Rethinking the Value of Multi-Agent Workflow: A Strong Single Agent Baseline

TL;DR

This paper demonstrates that a single LLM agent can faithfully simulate homogeneous multi-agent workflows via multi-turn conversations and shared KV caches, achieving performance comparable to or better than automated homogeneous MAS while substantially reducing inference cost. It introduces OneFlow, a Monte Carlo Tree Search–driven framework with dual meta-LLMs to automatically design compact workflows optimized for single-agent execution. Experimental results across code, math, QA, and planning benchmarks show strong cost-performance advantages, and a pilot on heterogeneous workflows indicates single-agent approaches can rival some auto-designed heterogeneous configurations while highlighting the remaining potential of true heterogeneity. The work positions single-LLM workflow execution as a strong baseline for MAS research and outlines future opportunities in truly heterogeneous agent systems and end-to-end single-agent training for complex workflows.

Abstract

Recent advances in LLM-based multi-agent systems (MAS) show that workflows composed of multiple LLM agents with distinct roles, tools, and communication patterns can outperform single-LLM baselines on complex tasks. However, most frameworks are homogeneous, where all agents share the same base LLM and differ only in prompts, tools, and positions in the workflow. This raises the question of whether such workflows can be simulated by a single agent through multi-turn conversations. We investigate this across seven benchmarks spanning coding, mathematics, general question answering, domain-specific reasoning, and real-world planning and tool use. Our results show that a single agent can reach the performance of homogeneous workflows with an efficiency advantage from KV cache reuse, and can even match the performance of an automatically optimized heterogeneous workflow. Building on this finding, we propose \textbf{OneFlow}, an algorithm that automatically tailors workflows for single-agent execution, reducing inference costs compared to existing automatic multi-agent design frameworks without trading off accuracy. These results position the single-LLM implementation of multi-agent workflows as a strong baseline for MAS research.

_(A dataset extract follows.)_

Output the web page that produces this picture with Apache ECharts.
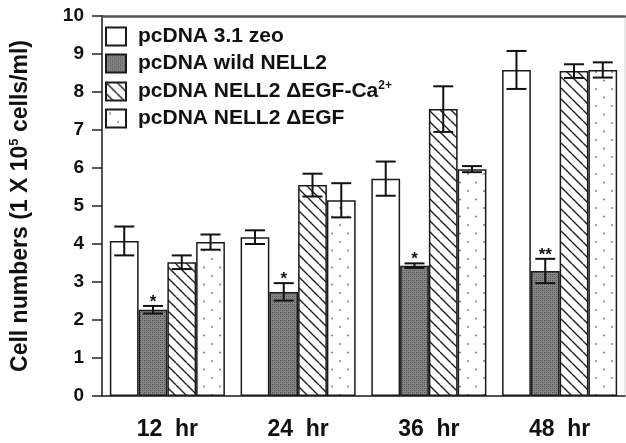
<!DOCTYPE html>
<html>
<head>
<meta charset="utf-8">
<script src="https://cdn.jsdelivr.net/npm/echarts@6/dist/echarts.min.js"></script>
<style>
  html, body { margin: 0; padding: 0; background: #fff; }
  #chart { width: 626px; height: 443px; }
</style>
</head>
<body>
<div id="chart"></div>
<script>
// values (1 x 10^5 cells/ml)
var categories = ['12  hr', '24  hr', '36  hr', '48  hr'];
var seriesNames = ['pcDNA 3.1 zeo', 'pcDNA wild NELL2', 'pcDNA NELL2 \u0394EGF-Ca2+', 'pcDNA NELL2 \u0394EGF'];
var zeo = [4.08, 4.18, 5.72, 8.58];
var zeoErr = [0.38, 0.18, 0.45, 0.5];
var wild = [2.27, 2.74, 3.43, 3.29];
var wildErr = [0.1, 0.23, 0.06, 0.32];
var delCa = [3.52, 5.55, 7.55, 8.55];
var delCaErr = [0.18, 0.3, 0.6, 0.18];
var delEgf = [4.05, 5.15, 5.97, 8.58];
var delEgfErr = [0.2, 0.45, 0.08, 0.2];
var wildStars = ['*', '*', '*', '**'];
var yTicks = [0, 1, 2, 3, 4, 5, 6, 7, 8, 9, 10];

var values = [zeo, wild, delCa, delEgf];
var errs = [zeoErr, wildErr, delCaErr, delEgfErr];
var stars = [null, wildStars, null, null];

// fill patterns
function makeTile(w, h, draw) {
  var c = document.createElement('canvas');
  c.width = w; c.height = h;
  draw(c.getContext('2d'), w, h);
  return { image: c, repeat: 'repeat' };
}
var plainFill = '#ffffff';
var grayFill = makeTile(4, 4, function (g, w, h) {
  g.fillStyle = '#858585'; g.fillRect(0, 0, w, h);
  g.fillStyle = '#505050';
  g.fillRect(0, 0, 1, 1); g.fillRect(2, 2, 1, 1);
  g.fillStyle = '#686868';
  g.fillRect(2, 0, 1, 1); g.fillRect(0, 2, 1, 1);
});
var hatchFill = makeTile(11, 11, function (g, s) {
  g.fillStyle = '#fff'; g.fillRect(0, 0, s, s);
  g.strokeStyle = '#222'; g.lineWidth = 1.4;
  for (var k = -1; k <= 1; k++) {
    g.beginPath(); g.moveTo(0, k * s); g.lineTo(s, s + k * s); g.stroke();
  }
});
var dotFill = makeTile(16, 17, function (g, w, h) {
  g.fillStyle = '#fff'; g.fillRect(0, 0, w, h);
  g.fillStyle = '#8a8a8a';
  g.beginPath(); g.arc(4, 4, 1.1, 0, Math.PI * 2); g.fill();
  g.beginPath(); g.arc(12, 12.5, 1.1, 0, Math.PI * 2); g.fill();
});
var fills = [plainFill, grayFill, hatchFill, dotFill];

var FONT = '"Liberation Sans", Arial, sans-serif';
var GAP = 0.12;

var series = seriesNames.map(function (name, i) {
  return {
    name: name,
    type: 'bar',
    data: values[i],
    barGap: '0%',
    barCategoryGap: (GAP * 100) + '%',
    itemStyle: { color: fills[i], borderColor: '#1a1a1a', borderWidth: 1.5 },
    z: 2
  };
});

// error bars + significance marks
var errData = [];
values.forEach(function (arr, s) {
  arr.forEach(function (v, c) {
    errData.push([c, v, errs[s][c], s, stars[s] ? stars[s][c] : '']);
  });
});
series.push({
  type: 'custom',
  name: 'err',
  data: errData,
  z: 5,
  silent: true,
  renderItem: function (params, api) {
    var c = api.value(0), v = api.value(1), e = api.value(2), s = api.value(3);
    var star = errData[params.dataIndex][4];
    var band = api.size([1, 0])[0];
    var bw = band * (1 - GAP) / 4;
    var top = api.coord([c, v + e]);
    var bot = api.coord([c, v - e]);
    var x = top[0] + (s - 1.5) * bw;
    var half = 10;
    var st = { stroke: '#111', lineWidth: 2 };
    var kids = [
      { type: 'line', shape: { x1: x, y1: top[1], x2: x, y2: bot[1] }, style: st },
      { type: 'line', shape: { x1: x - half, y1: top[1], x2: x + half, y2: top[1] }, style: st },
      { type: 'line', shape: { x1: x - half, y1: bot[1], x2: x + half, y2: bot[1] }, style: st }
    ];
    if (star) {
      kids.push({
        type: 'text',
        style: {
          text: star, x: x, y: top[1] - 4,
          align: 'center', verticalAlign: 'middle',
          font: 'bold 17px ' + FONT, fill: '#111'
        }
      });
    }
    return { type: 'group', children: kids };
  }
});

var chart = echarts.init(document.getElementById('chart'), null, { renderer: 'canvas' });
chart.setOption({
  animation: false,
  backgroundColor: '#fff',
  grid: { left: 97, right: 1, top: 16, bottom: 47, show: true, borderColor: '#d0d0d0', borderWidth: 1 },
  legend: {
    data: seriesNames,
    orient: 'vertical',
    left: 105,
    top: 26,
    padding: 0,
    icon: 'rect',
    itemWidth: 20,
    itemHeight: 18,
    itemGap: 6,
    selectedMode: false,
    formatter: function (n) {
      if (n.indexOf('Ca2+') >= 0) return '{t|' + n.replace('2+', '') + '}{sup|2+}';
      return '{t|' + n + '}';
    },
    textStyle: {
      padding: [0, 0, 0, 7],
      rich: {
        t: { fontFamily: FONT, fontWeight: 'bold', fontSize: 21, lineHeight: 22, color: '#111' },
        sup: { fontFamily: FONT, fontWeight: 'bold', fontSize: 12, color: '#111', verticalAlign: 'bottom', padding: [0, 0, 11, 0] }
      }
    }
  },
  xAxis: [{
    type: 'category',
    data: categories,
    axisLine: { lineStyle: { color: '#222', width: 1.5 } },
    axisTick: { show: false },
    axisLabel: { margin: 22, fontFamily: FONT, fontWeight: 'bold', fontSize: 23, color: '#111' }
  }, {
    type: 'category',
    position: 'top',
    data: categories,
    axisLine: { lineStyle: { color: '#555', width: 2.5 } },
    axisTick: { show: false },
    axisLabel: { show: false }
  }],
  yAxis: {
    type: 'value',
    min: yTicks[0],
    max: yTicks[yTicks.length - 1],
    interval: 1,
    name: '{t|Cell numbers (1 X 10}{sup|5}{t| cells/ml)}',
    nameLocation: 'middle',
    nameRotate: 90,
    nameGap: 69,
    nameTextStyle: {
      rich: {
        t: { fontFamily: FONT, fontWeight: 'bold', fontSize: 23, color: '#111' },
        sup: { fontFamily: FONT, fontWeight: 'bold', fontSize: 13, color: '#111', verticalAlign: 'bottom', padding: [0, 0, 12, 0] }
      }
    },
    splitLine: { show: false },
    axisLine: { show: true, lineStyle: { color: '#222', width: 1.5 } },
    axisTick: { show: true, inside: false, length: 10, lineStyle: { color: '#222', width: 1.5 } },
    axisLabel: { margin: 18, fontFamily: FONT, fontWeight: 'bold', fontSize: 19, color: '#111' }
  },
  series: series
});
</script>
</body>
</html>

We also note that single-LLM methods cannot capture heterogeneous workflows due to the lack of KV cache sharing across different LLMs, highlighting future opportunities in developing \textit{truly} heterogeneous multi-agent systems.
Paper Structure (28 sections, 8 equations, 3 figures, 10 tables, 1 algorithm)

This paper contains 28 sections, 8 equations, 3 figures, 10 tables, 1 algorithm.

Figures (3)

  • Figure 1: Sample question--answer pair from a session-based query recommendation task (left), an exemplar agentic workflow to solve it (middle), and its code representation (right). The workflow demonstrates how multiple LLM agents can collaborate to process complex shopping queries through sequential and conditional execution patterns.
  • Figure 2: An example to show how OneFlow framework works. The framework employs dual meta-LLMs (One creative workflow designer and one workflow critic) with Monte Carlo Tree Search to automatically design multi-agent workflows that suitable for single-agent execution for complex tasks. The left panel shows how the first five rounds of workflow design and selection process work. The right panel shows how workflow 6 is generated.
  • Figure 3: Pareto frontier: single agent executes multi-agent homogeneous workflow vs. original multi-agent workflows on TravelPlanner xie2024travelplanner benchmark. All the workflows are searched by Claude 4 Sonnet. All the workflows are executed by GPT-4o mini.